Rethinking the Cap Table: From Historical Ledger to Forward‑Looking Payout Economics
- Feb 17
- 3 min read

Most founders and investors treat the cap table as a static artefact, a tidy ledger of who owns what, how much they paid, and how those numbers stack up today. Useful, yes, but also deeply incomplete.
Over the past months I’ve written a lot about fair value and how it offers a window into what might be, not just what is. Recently people have asked me: “If you’re doing this for VCs, what about the other side of the equation - the company?”
The Traditional View: A Backward-Looking Document
Most cap tables are treated like a P&L statement:
A record of past transactions
A snapshot of current ownership
A list of prices paid
Some go a level deeper and use the cap table to model outcomes. If you know the preferences, rights, and mechanics of each share class, you can calculate who gets what at a given exit. More sophisticated teams even model future rounds and dilution scenarios.
But all of this is still fundamentally reactive.
There is though, a more powerful way to think about this.
Introducing Breakpoints: The Forward-Looking Side of the Cap Table
A breakpoint is the moment when the next dollar of value flows to a different asset/share class. It’s the point where the distribution “switches lanes.”
Here’s the key insight: Breakpoints and the cap table are not separate concepts. Breakpoints are simply the cap table expressed in its future tense.
The cap table tells you where ownership sits today. Breakpoints tell you how the value of that ownership unfolds tomorrow.
If the cap table is the historical ledger, breakpoints are its mathematical extrapolation. The same data, but viewed through a forward‑looking lens.
To calculate breakpoints, you need:
Full details of every share class
All rights and preferences
A mathematical engine that can compute the exact points where distributions shift
Once you have that, something interesting happens: You can see, with precision, who participates at each breakpoint and how much value they capture.
In other words, you can see what you are worth as the EV (Enterprise Value) grows/changes, not just at a hypothetical exit.
Why Breakpoints Matter
Breakpoints reveal things a traditional cap table hides:
When common actually starts participating
When early investors are fully paid out
When later investors overtake earlier ones
How ESOP interacts with different valuation levels
Where allocation “kinks” occur because of preferences or structure
It’s not linear, and that’s the point. Between breakpoints, the distribution can bend, flatten, or accelerate That’s why the breakpoint itself is the meaningful unit of analysis.
A Few Important Nuances
Breakpoints aren’t perfect, and they aren’t static:
ESOP changes (vesting, unallocated pools, strike prices) can shift the curve
New rounds introduce new breakpoints
Rights, preferences, Safes and warrants can create non‑linear jumps – as above, sometimes making the ‘between breakpoints’, behave nothing like a straight line.

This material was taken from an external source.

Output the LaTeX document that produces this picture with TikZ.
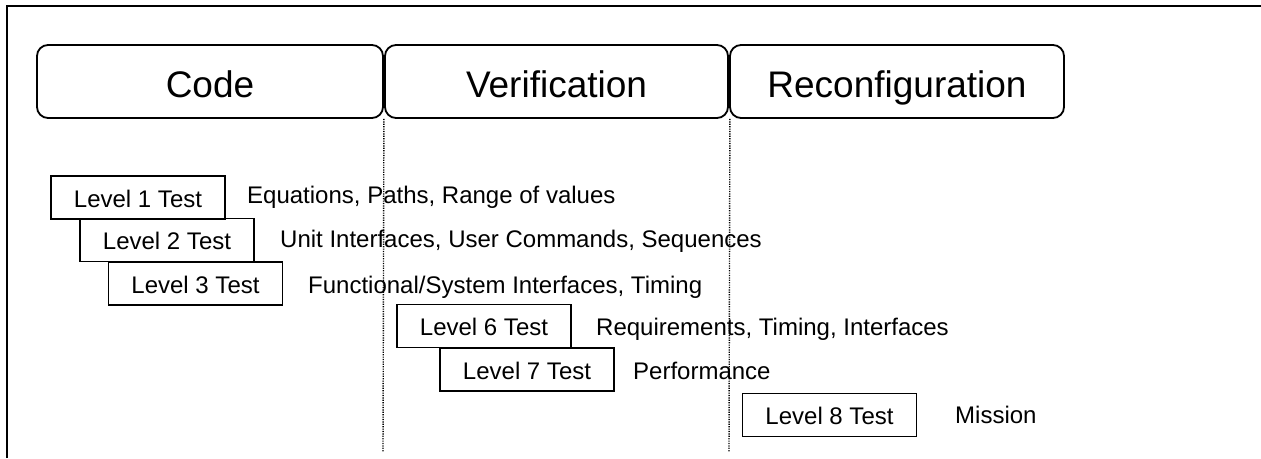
\documentclass[tikz,border=0pt]{standalone}
\usepackage{fontspec}
\setmainfont{Liberation Sans}
\begin{document}
\begin{tikzpicture}[x=1pt,y=-1pt,
  phase/.style={draw,line width=1.8pt,rounded corners=11pt,minimum height=73pt,inner sep=0pt,text height=36pt,text depth=4pt,font=\fontsize{37}{40}\selectfont},
  levelbox/.style={draw,line width=1.8pt,minimum width=174pt,minimum height=43pt,inner sep=0pt,text height=21pt,text depth=1.5pt,font=\fontsize{24}{28}\selectfont},
  desc/.style={anchor=base west,inner sep=0pt,font=\fontsize{24}{28}\selectfont},
  divider/.style={line width=1.4pt,dash pattern=on 1.2pt off 1.2pt},
  frame/.style={line width=2pt}]
\useasboundingbox (0,0) rectangle (1261,458);
\draw[frame] (7,458) -- (7,6) -- (1261,6);
% phase headers
\node[phase,minimum width=346pt] (code) at (210,81.5) {Code};
\node[phase,minimum width=343pt] (ver) at (556.5,81.5) {Verification};
\node[phase,minimum width=334pt] (rec) at (897,81.5) {Reconfiguration};
% dividers
\coordinate (d1) at (383,452);
\coordinate (d2) at (729,452);
\draw[divider] (code.south east) -- (d1);
\draw[divider] (ver.south east) ++(1,0) -- (d2);
% level boxes
\node[levelbox] (l1) at (138,197.5) {Level 1 Test};
\node[levelbox] (l2) at (167,240) {Level 2 Test};
\node[levelbox] (l3) at (195.5,283.5) {Level 3 Test};
\node[levelbox] (l6) at (484,326) {Level 6 Test};
\node[levelbox] (l7) at (527,369.5) {Level 7 Test};
\node[levelbox] (l8) at (829.5,415) {Level 8 Test};
% descriptions
\node[desc] (t1) at (247,203) {Equations, Paths, Range of values};
\node[desc] (t2) at (280,247) {Unit Interfaces, User Commands, Sequences};
\node[desc] (t3) at (308,293) {Functional/System Interfaces, Timing};
\node[desc] (t6) at (596,335) {Requirements, Timing, Interfaces};
\node[desc] (t7) at (633,379) {Performance};
\node[desc] (t8) at (955,423) {Mission};
\end{tikzpicture}
\end{document}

But even with these caveats, breakpoints give founders and boards something they’ve never really had: A forward‑looking, mathematically grounded view of value distribution.
Why This Matters for Companies, Shareholders, and VCs
Breakpoints give everyone around the table, founders, employees, investors etc a clear understanding of what to expect and what they’re working toward.
They show:
When different stakeholders begin to participate
How value flows as the company grows
How hitting a milestone that changes the company value, actually changes the economics of who gets what.
Where incentives align or diverge
For CEOs and CFOs, this becomes a strategic tool. It informs hiring, compensation, fundraising, board conversations, and long‑term planning.
Every startup leadership team should have this capability. Not because it’s a financial curiosity, but because it reveals how the value you’re building will ultimately be shared and what it will take to get there.